In Lavery and Co. Ltd v Jungheinrich, 1931 AD 156, the courts distinguished between:

  • “general damages” as damages that flow naturally and generally from a breach of contract and which the law presumes that the parties thought would result from such a breach of contract; and
  • “special damages” as damages that, although caused by the breach of contract, are ordinarily regarded in law as being too remote to be recoverable, unless the parties when entering into the contract, actually contemplated that such damages would likely be caused from a breach of the contract and agreed that the defaulting party will be liable in the event of such breach.

“Indirect damages” and “consequential damages” refer to indirect or consequential damages that flow from a breach of contract which damages will not constitute “general damages” or “special damages”.

When the person who received the confidential information shares or uses it in breach of a NDA, the business owner who disclosed the information may suffer indirect, special or consequential losses. For example, to attract a private equity investor or joint venture partner, the owner of a start-up may need to disclose her trade secrets, ideas, intellectual property and customer information to such investor. They then enter into a “standard NDA” to protect the business owner, stating that “the investor must keep the confidential information confidential”, but also stating that “neither party will be liable for special, indirect or consequential losses suffered by the other parties”. If the potential investor or joint venture partner breaches the NDA and divulges the start-up owner’s trade secrets, ideas, intellectual property or customer information to another of its investee companies or sells the confidential information to a third party in breach of the NDA, the investor or third party could potentially use the confidential information to make a huge profit. The courts may find that the only damage suffered by the start-up is a loss of profits that constitutes indirect, special or consequential losses. As the parties expressly excluded liability for such special, indirect or consequential losses in the NDA, the start-up will have lost its trade secrets, ideas, intellectual property and customer information (likely its biggest asset) and will have no remedy for loss of profits against the potential investor or partner.
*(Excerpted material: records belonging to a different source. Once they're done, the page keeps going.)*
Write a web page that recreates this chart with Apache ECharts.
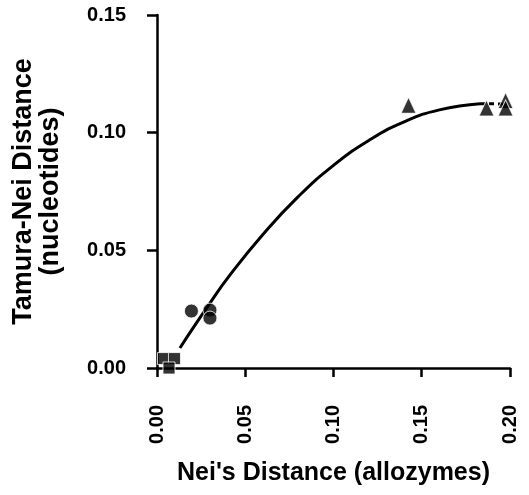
<!DOCTYPE html>
<html>
<head>
<meta charset="utf-8">
<script src="https://cdn.jsdelivr.net/npm/echarts@6/dist/echarts.min.js"></script>
<style>
html,body{margin:0;padding:0;background:#fff;}
#chart{width:529px;height:495px;}
</style>
</head>
<body>
<div id="chart"></div>
<script>
// Data
var squaresX = [0.0037, 0.0099, 0.0068];
var squaresY = [0.0040, 0.0040, 0.0000];
var circlesX = [0.0195, 0.0300, 0.0300];
var circlesY = [0.0242, 0.0246, 0.0212];
var trianglesX = [0.1425, 0.1867, 0.1975, 0.1975];
var trianglesY = [0.1116, 0.1105, 0.1137, 0.1105];
// fitted curve
var fitX = [0.013, 0.020, 0.030, 0.040, 0.060, 0.080, 0.100, 0.120, 0.140, 0.160, 0.183];
var fitY = [0.0085, 0.0165, 0.0276, 0.0382, 0.0567, 0.0728, 0.0861, 0.0967, 0.1046, 0.1097, 0.1123];
var fitDashX = [0.183, 0.1975];
var fitDashY = [0.1123, 0.1122];
var xTicks = [0, 0.05, 0.10, 0.15, 0.20];
var yTicks = [0, 0.05, 0.10, 0.15];

function pairs(xs, ys){ return xs.map(function(x,i){ return [x, ys[i]]; }); }

var FONT = '"Liberation Sans", Arial, Helvetica, sans-serif';
var chart = echarts.init(document.getElementById('chart'), null, {renderer:'canvas'});
var markerStyle = {color:'#000', borderColor:'#fff', borderWidth:1};
chart.setOption({
  animation:false,
  backgroundColor:'#fff',
  grid:{left:157, right:19, top:15, bottom:127},
  xAxis:{
    type:'value', min:xTicks[0], max:xTicks[xTicks.length-1], interval:0.05,
    offset:15,
    name:"Nei's Distance (allozymes)", nameLocation:'middle', nameGap:78,
    nameTextStyle:{fontFamily:FONT, fontSize:25, fontWeight:'bold', color:'#000'},
    axisLine:{show:true, lineStyle:{color:'#000', width:2.5}},
    axisTick:{show:true, length:9, lineStyle:{color:'#000', width:2.5}},
    axisLabel:{rotate:90, margin:22, fontFamily:FONT, fontSize:20, fontWeight:'bold', color:'#000',
      formatter:function(v){return v.toFixed(2);}},
    splitLine:{show:false}
  },
  yAxis:{
    type:'value', min:yTicks[0], max:yTicks[yTicks.length-1], interval:0.05,
    offset:7,
    name:'Tamura-Nei Distance\n(nucleotides)', nameLocation:'middle', nameGap:86,
    nameTextStyle:{fontFamily:FONT, fontSize:27, lineHeight:27, fontWeight:'bold', color:'#000'},
    axisLine:{show:true, lineStyle:{color:'#000', width:2.5}},
    axisTick:{show:true, length:10, lineStyle:{color:'#000', width:2.5}},
    axisLabel:{margin:24, fontFamily:FONT, fontSize:20, fontWeight:'bold', color:'#000',
      formatter:function(v){return v.toFixed(2);}},
    splitLine:{show:false}
  },
  series:[
    {type:'line', data:pairs(fitX, fitY), smooth:true, showSymbol:false, symbol:'none',
      lineStyle:{color:'#000', width:3}, z:1},
    {type:'line', data:pairs(fitDashX, fitDashY), showSymbol:false, symbol:'none',
      lineStyle:{color:'#000', width:3, type:[5,4]}, z:1},
    {type:'scatter', data:pairs(squaresX, squaresY), symbol:'rect', symbolSize:12,
      itemStyle:markerStyle, z:3},
    {type:'scatter', data:pairs(circlesX, circlesY), symbol:'circle', symbolSize:14,
      itemStyle:markerStyle, z:3},
    {type:'scatter', data:pairs(trianglesX, trianglesY), symbol:'triangle', symbolSize:[15,16],
      itemStyle:markerStyle, z:3}
  ]
});
</script>
</body>
</html>
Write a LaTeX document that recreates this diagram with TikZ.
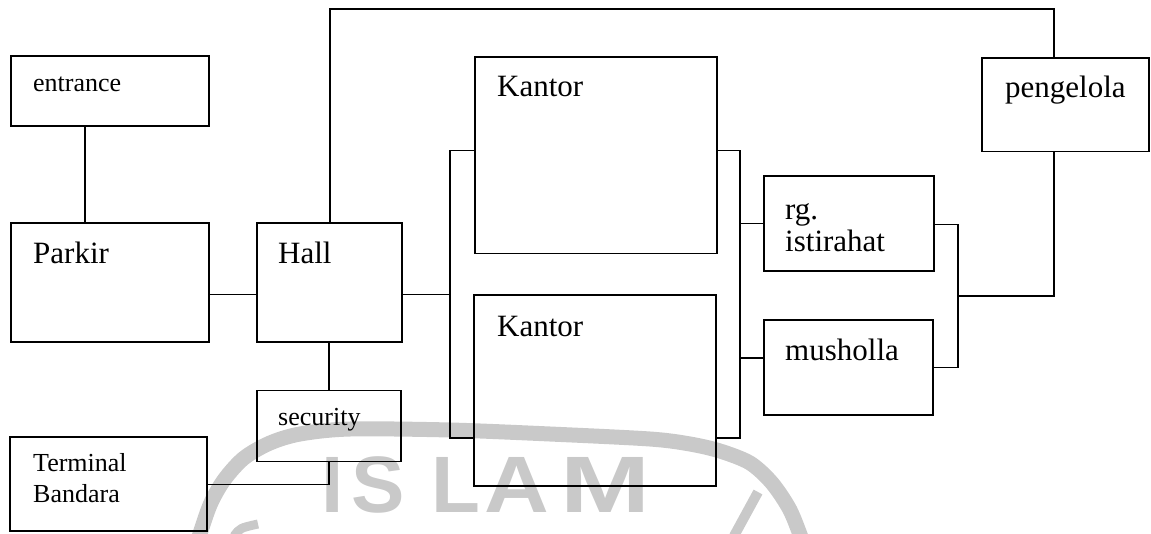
\documentclass[tikz,border=0pt]{standalone}
\usepackage{fontspec}
\setmainfont{Liberation Serif}
\newfontfamily\marksans{Liberation Sans}
\usetikzlibrary{fit}

\tikzset{
  room/.style={draw, line width=1.5pt, inner sep=0pt},
  link/.style={draw, line width=1.5pt},
  smalltext/.style={font=\fontsize{26}{30}\selectfont, anchor=base west, inner sep=0pt},
  largetext/.style={font=\fontsize{31}{36}\selectfont, anchor=base west, inner sep=0pt},
  wmline/.style={draw=black!21, line width=15pt},
  wmletter/.style={text=black!21, font=\marksans\bfseries\fontsize{80}{80}\selectfont, anchor=base, inner sep=0pt},
}

\begin{document}
\begin{tikzpicture}[x=1pt, y=-1pt]
\useasboundingbox (0,0) rectangle (1151,533);

% faint emblem behind the plan
\draw[wmline] plot[smooth] coordinates {(198,540) (210,505) (224,480) (244,458) (270,443) (300,434) (350,429) (450,430) (550,434) (650,439) (690,444) (720,451) (750,463) (772,483) (790,510) (802,540)};
\draw[wmline, line width=10pt] (758,492) -- (734,536);
\draw[wmline, line width=9pt] (234,536) .. controls (240,528) .. (258,524);
\node[wmletter] (wmI) at (332.5,512) {I};
\node[wmletter] (wmS) at (378.5,512) {S};
\node[wmletter] (wmL) at (456,512) {L};
\node[wmletter] (wmA) at (516.5,512) {\scalebox{1.12}[1]{A}};
\node[wmletter] (wmM) at (605,512) {\scalebox{1.35}[1]{M}};

% rooms
\node[room, fit={(11,56) (209,126)}] (entrance) {};
\node[room, fit={(11,223) (209,342)}] (parkir) {};
\node[room, fit={(257,223) (402,342)}] (hall) {};
\node[room, fit={(257,390.5) (401,461.6)}] (security) {};
\node[room, fit={(10,437) (207,531)}] (terminal) {};
\node[room, fit={(475,57) (717,253.4)}] (kantorA) {};
\node[room, fit={(474,295) (716,486)}] (kantorB) {};
\node[room, fit={(764,176) (934,271)}] (istirahat) {};
\node[room, fit={(764,320) (933,415)}] (musholla) {};
\node[room, fit={(982,58) (1149,151.4)}] (pengelola) {};

% labels
\node[smalltext] (entrance-t) at (33,91) {entrance};
\node[largetext] (parkir-t) at (33,263.6) {Parkir};
\node[largetext] (hall-t) at (278,263.6) {Hall};
\node[smalltext] (security-t) at (278,425) {security};
\node[smalltext] (terminal-t1) at (33,471) {Terminal};
\node[smalltext] (terminal-t2) at (33,502.7) {Bandara};
\node[largetext] (kantorA-t) at (497,96.3) {Kantor};
\node[largetext] (kantorB-t) at (497,336) {Kantor};
\node[largetext] (istirahat-t1) at (785,219.4) {rg.};
\node[largetext] (istirahat-t2) at (785,251.7) {istirahat};
\node[largetext] (musholla-t) at (785,360) {musholla};
\node[largetext] (pengelola-t) at (1005,97) {pengelola};

% routing levels
\coordinate (xEP) at (85,0);
\coordinate (xHT) at (330,0);
\coordinate (xHS) at (329,0);
\coordinate (xLB) at (450,0);
\coordinate (xRB) at (740,0);
\coordinate (xJ) at (958,0);
\coordinate (xPG) at (1054,0);
\coordinate (yTop) at (0,9);
\coordinate (yPH) at (0,294.5);
\coordinate (yTS) at (0,484.7);
\coordinate (yKT) at (0,150.7);
\coordinate (yKB) at (0,438);
\coordinate (yR1) at (0,223.5);
\coordinate (yM1) at (0,357.8);
\coordinate (yR2) at (0,224.5);
\coordinate (yM2) at (0,367.3);
\coordinate (yPJ) at (0,296);

% connectors
\draw[link] (entrance.south -| xEP) -- (parkir.north -| xEP);
\draw[link] (parkir.east |- yPH) -- (hall.west |- yPH);
\draw[link] (hall.north -| xHT) -- (xHT |- yTop) -- (xPG |- yTop) -- (pengelola.north -| xPG);
\draw[link] (hall.south -| xHS) -- (security.north -| xHS);
\draw[link] (terminal.east |- yTS) -| (security.south -| xHS);
\draw[link] (hall.east |- yPH) -- (xLB |- yPH);
\draw[link] (kantorA.west |- yKT) -- (xLB |- yKT) -- (xLB |- yKB) -- (kantorB.west |- yKB);
\draw[link] (kantorA.east |- yKT) -- (xRB |- yKT) -- (xRB |- yKB) -- (kantorB.east |- yKB);
\draw[link] (xRB |- yR1) -- (istirahat.west |- yR1);
\draw[link] (xRB |- yM1) -- (musholla.west |- yM1);
\draw[link] (istirahat.east |- yR2) -- (xJ |- yR2) -- (xJ |- yM2) -- (musholla.east |- yM2);
\draw[link] (pengelola.south -| xPG) -- (xPG |- yPJ) -- (xJ |- yPJ);
\end{tikzpicture}
\end{document}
Claiming special damages will be easier if the NDA includes a clause stating that “the business owner will be able to claim special damages if the confidentiality provisions are breached”.

Damages for breach of contract aim to put a party in the position such party would have been had the contract been properly performed. The start-up in the example above might be able to prove the benefit to the receiving party or a third party, but it will be difficult for the start-up to prove the actual loss that it suffered.

Entering into a NDA does not afford a business owner who needs to share its confidential information with absolute protection, but by remembering the following points when negotiating a NDA, the business owner can reduce its risk:

  • check whether the agreement will apply one way (if only one person is disclosing information) or both ways (if both parties are disclosing information);
  • clearly define what constitutes “confidential information”;
  • agree that confidential information may only be used to evaluate the business or business opportunity;
  • define the durationof the agreement (expect that the business owner will want to make this as long as possible and an investor will want it as short as possible); and
  • don’t agree to limit or exclude liability for special, indirect or consequential damages where a party breaches its confidentiality obligations, or the NDA may not be worth the paper it is written on.